Most travel savings advice is written for couples or families of 4. With 5, 6, or 7 people, the math changes and so do the best strategies. After tracking spending on 11 family trips over four years, these are the moves that actually reduced our bills — not just in theory but in practice.
The Four Biggest Levers
Before you optimize snacks and parking, get these four right — they account for 80% of your potential savings as a large family. Rental over hotel, shoulder season over peak, one van over multiple vehicles, and grocery shops over restaurants. Everything else on this list is compounding those core decisions.
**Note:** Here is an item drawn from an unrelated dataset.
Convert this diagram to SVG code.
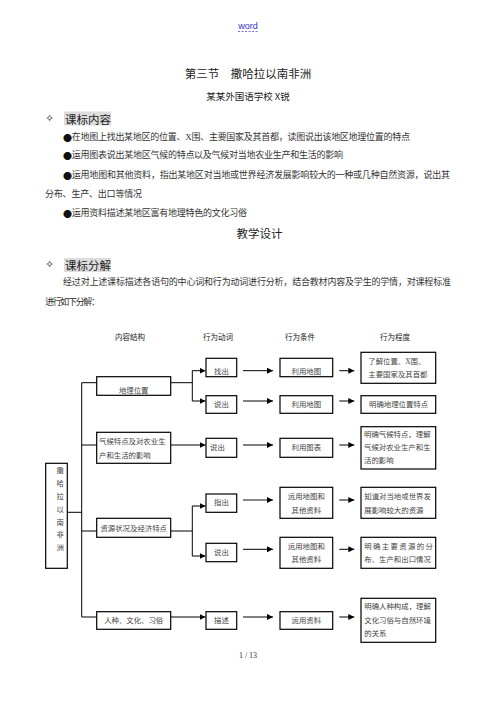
<svg xmlns="http://www.w3.org/2000/svg" width="496" height="702" viewBox="0 0 496 702">
<style>
.sans{font-family:"Noto Sans CJK SC","Liberation Sans",sans-serif;fill:#222}
.serif{font-family:"Liberation Serif","Noto Sans CJK SC",serif;fill:#333}
.body{font-size:9px}
.bul{font-family:"Noto Sans CJK SC",sans-serif;fill:#111}
.dia{font-family:"DejaVu Sans",sans-serif;font-size:11px;fill:#222}
.bx{font-family:"Liberation Serif","Noto Sans CJK SC",serif;font-size:7.4px;fill:#444}
.box{fill:#fff;stroke:#000;stroke-width:1.2}
.con{fill:none;stroke:#000;stroke-width:1}
.hd{font-size:7.5px}
text{dominant-baseline:central}
</style>
<defs>
<marker id="ah" markerUnits="userSpaceOnUse" markerWidth="7" markerHeight="6" refX="6" refY="3" orient="auto">
<path d="M0,0 L6,3 L0,6 z" fill="#000"/>
</marker>
</defs>
<rect width="496" height="702" fill="#fff"/>

<!-- header -->
<g id="header">
<text x="248" y="26" text-anchor="middle" font-family="Liberation Sans,sans-serif" font-size="9" fill="#3333cc">word</text>
<line x1="238" y1="31.5" x2="258" y2="31.5" stroke="#3333cc" stroke-width="0.7" stroke-dasharray="2,1.5"/>
<text class="sans" x="248" y="73" text-anchor="middle" font-size="11.5">第三节　撒哈拉以南非洲</text>
<text class="sans" x="248" y="96" text-anchor="middle" font-size="9.5">某某外国语学校 X锐</text>
</g>

<!-- section 1 -->
<g id="sec1">
<text class="dia" x="49.5" y="118" text-anchor="middle">✧</text>
<rect x="64" y="111.5" width="47" height="14" fill="#ddd"/>
<text class="sans" x="65" y="118.5" font-size="11.5">课标内容</text>
<text class="serif body" x="63" y="137" textLength="347" lengthAdjust="spacing"><tspan class="bul">●</tspan>在地图上找出某地区的位置、X围、主要国家及其首都，读图说出该地区地理位置的特点</text>
<text class="serif body" x="63" y="155" textLength="280" lengthAdjust="spacing"><tspan class="bul">●</tspan>运用图表说出某地区气候的特点以及气候对当地农业生产和生活的影响</text>
<text class="serif body" x="63" y="175" textLength="387" lengthAdjust="spacing"><tspan class="bul">●</tspan>运用地图和其他资料，指出某地区对当地或世界经济发展影响较大的一种或几种自然资源，说出其</text>
<text class="serif body" x="45" y="194" textLength="97" lengthAdjust="spacing">分布、生产、出口等情况</text>
<text class="serif body" x="63" y="213" textLength="184" lengthAdjust="spacing"><tspan class="bul">●</tspan>运用资料描述某地区富有地理特色的文化习俗</text>
<text class="sans" x="259.5" y="233" text-anchor="middle" font-size="11.5">教学设计</text>
</g>

<!-- section 2 -->
<g id="sec2">
<text class="dia" x="49.5" y="264" text-anchor="middle">✧</text>
<rect x="64" y="258" width="47" height="14" fill="#ddd"/>
<text class="sans" x="65" y="265" font-size="11.5">课标分解</text>
<text class="serif body" x="63" y="282" textLength="388" lengthAdjust="spacing">经过对上述课标描述各语句的中心词和行为动词进行分析，结合教材内容及学生的学情，对课程标准</text>
<text class="serif body" x="45" y="302" textLength="55" lengthAdjust="spacing">进行如下分解：</text>
</g>

<!-- column headers -->
<g id="col-headers">
<text class="sans hd" x="130" y="336" text-anchor="middle">内容结构</text>
<text class="sans hd" x="218" y="336" text-anchor="middle">行为动词</text>
<text class="sans hd" x="300" y="336" text-anchor="middle">行为条件</text>
<text class="sans hd" x="395" y="336" text-anchor="middle">行为程度</text>
</g>

<!-- connectors -->
<g id="connectors">
<path class="con" d="M67.3 512.3 H81.7 M81.7 382.7 V617 M81.7 382.7 H96.7 M81.7 445 H96.7 M81.7 531 H96.7 M81.7 617 H96.7"/>
<path class="con" d="M170.7 382.7 H192.3 M192.3 370.7 V401"/>
<path class="con" d="M192.3 370.7 H205.5" marker-end="url(#ah)"/>
<path class="con" d="M192.3 401 H205.5" marker-end="url(#ah)"/>
<path class="con" d="M170.7 445 H205.5" marker-end="url(#ah)"/>
<path class="con" d="M170.7 531 H192.3 M192.3 506 V556"/>
<path class="con" d="M192.3 506 H205.5" marker-end="url(#ah)"/>
<path class="con" d="M192.3 556 H205.5" marker-end="url(#ah)"/>
<path class="con" d="M170.7 617 H205.5" marker-end="url(#ah)"/>

<path class="con" d="M243 370.7 H273" marker-end="url(#ah)"/>
<path class="con" d="M243 401 H273" marker-end="url(#ah)"/>
<path class="con" d="M243 445 H273" marker-end="url(#ah)"/>
<path class="con" d="M243 500 H273" marker-end="url(#ah)" style="stroke:#555;stroke-width:1.4"/>
<path class="con" d="M243 549.3 H273" marker-end="url(#ah)"/>
<path class="con" d="M243 617 H273" marker-end="url(#ah)"/>

<path class="con" d="M339.3 370.7 H354.3" marker-end="url(#ah)"/>
<path class="con" d="M339.3 401 H354.3" marker-end="url(#ah)"/>
<path class="con" d="M339.3 445 H354.3" marker-end="url(#ah)"/>
<path class="con" d="M339.3 500 H354.3" marker-end="url(#ah)"/>
<path class="con" d="M339.3 549.3 H354.3" marker-end="url(#ah)"/>
<path class="con" d="M339.3 617 H354.3" marker-end="url(#ah)"/>
</g>

<!-- root -->
<g id="root">
<rect class="box" x="45.7" y="463.3" width="21.6" height="105"/>
<text class="bx" x="56.5" y="470">撒</text>
<text class="bx" x="56.5" y="483">哈</text>
<text class="bx" x="56.5" y="496">拉</text>
<text class="bx" x="56.5" y="509">以</text>
<text class="bx" x="56.5" y="522">南</text>
<text class="bx" x="56.5" y="534.5">非</text>
<text class="bx" x="56.5" y="547">洲</text>
</g>

<!-- content nodes -->
<g id="n-dili">
<rect class="box" x="96.7" y="376.7" width="74" height="18.6"/>
<text class="bx" x="133.7" y="390" text-anchor="middle">地理位置</text>
</g>
<g id="n-qihou">
<rect class="box" x="96.7" y="432.3" width="74" height="31"/>
<text class="bx" x="99" y="441.7">气候特点及对农业生</text>
<text class="bx" x="99" y="455">产和生活的影响</text>
</g>
<g id="n-ziyuan">
<rect class="box" x="96.7" y="518.3" width="74" height="19"/>
<text class="bx" x="133.7" y="528.5" text-anchor="middle">资源状况及经济特点</text>
</g>
<g id="n-renzhong">
<rect class="box" x="96.7" y="611.7" width="74" height="17.6"/>
<text class="bx" x="133.7" y="620.7" text-anchor="middle">人种、文化、习俗</text>
</g>

<!-- verbs -->
<g id="v-zhaochu">
<rect class="box" x="206" y="358.3" width="30.7" height="18.4"/>
<text class="bx" x="221.4" y="371.5" text-anchor="middle">找出</text>
</g>
<g id="v-shuochu1">
<rect class="box" x="206" y="395.7" width="30.7" height="17.6"/>
<text class="bx" x="221.4" y="404.5" text-anchor="middle">说出</text>
</g>
<g id="v-shuochu2">
<rect class="box" x="206" y="438.3" width="30.7" height="19"/>
<text class="bx" x="210" y="447.7">说出</text>
</g>
<g id="v-zhichu">
<rect class="box" x="206" y="494" width="30.7" height="18.3"/>
<text class="bx" x="221.4" y="502.5" text-anchor="middle">指出</text>
</g>
<g id="v-shuochu3">
<rect class="box" x="206" y="543.3" width="30.7" height="18.4"/>
<text class="bx" x="221.4" y="552.7" text-anchor="middle">说出</text>
</g>
<g id="v-miaoshu">
<rect class="box" x="206" y="611.7" width="30.7" height="17.6"/>
<text class="bx" x="221.4" y="620.7" text-anchor="middle">描述</text>
</g>

<!-- conditions -->
<g id="c-ditu1">
<rect class="box" x="280" y="358.3" width="52.7" height="18.4"/>
<text class="bx" x="306.3" y="371.5" text-anchor="middle">利用地图</text>
</g>
<g id="c-ditu2">
<rect class="box" x="280" y="395.7" width="52.7" height="17.6"/>
<text class="bx" x="306.3" y="404" text-anchor="middle">利用地图</text>
</g>
<g id="c-tubiao">
<rect class="box" x="280" y="438.3" width="52.7" height="19"/>
<text class="bx" x="306.3" y="447.7" text-anchor="middle">利用图表</text>
</g>
<g id="c-ziliao1">
<rect class="box" x="280" y="487.3" width="52.7" height="31"/>
<text class="bx" x="306.3" y="496.7" text-anchor="middle">运用地图和</text>
<text class="bx" x="306.3" y="510" text-anchor="middle">其他资料</text>
</g>
<g id="c-ziliao2">
<rect class="box" x="280" y="537.3" width="52.7" height="31"/>
<text class="bx" x="306.3" y="546.7" text-anchor="middle">运用地图和</text>
<text class="bx" x="306.3" y="559.5" text-anchor="middle">其他资料</text>
</g>
<g id="c-ziliao3">
<rect class="box" x="280" y="611.7" width="52.7" height="17.6"/>
<text class="bx" x="306.3" y="620.7" text-anchor="middle">运用资料</text>
</g>

<!-- degrees -->
<g id="d-1">
<rect class="box" x="361" y="352.3" width="74.7" height="31"/>
<text class="bx" x="368.3" y="361.7">了解位置、X围、</text>
<text class="bx" x="368.3" y="374">主要国家及其首都</text>
</g>
<g id="d-2">
<rect class="box" x="361" y="395.7" width="74.7" height="17.6"/>
<text class="bx" x="369" y="404">明确地理位置特点</text>
</g>
<g id="d-3">
<rect class="box" x="361" y="426.7" width="74.7" height="42.3"/>
<text class="bx" x="364" y="434.3">明确气候特点，理解</text>
<text class="bx" x="364" y="447.7">气候对农业生产和生</text>
<text class="bx" x="364" y="460.7">活的影响</text>
</g>
<g id="d-4">
<rect class="box" x="361" y="487.3" width="74.7" height="31"/>
<text class="bx" x="364.3" y="496.7">知道对当地或世界发</text>
<text class="bx" x="364.3" y="510">展影响较大的资源</text>
</g>
<g id="d-5">
<rect class="box" x="361" y="537.3" width="74.7" height="31"/>
<text class="bx" x="364.3" y="546.7" textLength="68.5" lengthAdjust="spacing">明确主要资源的分</text>
<text class="bx" x="364.3" y="559.5">布、生产和出口情况</text>
</g>
<g id="d-6">
<rect class="box" x="361" y="598.3" width="74.7" height="44"/>
<text class="bx" x="364.3" y="606.7">明确人种构成，理解</text>
<text class="bx" x="364.3" y="620.5">文化习俗与自然环境</text>
<text class="bx" x="364.3" y="633.3">的关系</text>
</g>

<text class="serif" x="248" y="655" text-anchor="middle" font-size="8">1 / 13</text>
</svg>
Planning Versus Spontaneity
Large families benefit more from early booking than any other traveler type. Not because deals disappear (they do), but because large units — 3-bedroom rentals, 7-seat vans, connecting suites — are genuinely scarce. Booking 4–6 months out for peak season is not paranoia; it is the only way to get the right property at a reasonable price. Last-minute 3-bedroom availability in July in any European coastal area is nearly zero.
Where the Kids-Free Ratio Matters
Many museums, national parks, and attractions have free admission for children under 5, 10, or even 16. With 4 kids at different ages, always check the exact age cutoff — a 10-year-old who slips under an "under 12 free" policy saves $15–25 per attraction. Over a two-week trip with 8 paid attractions, that is $120–200 saved purely from knowing the rules.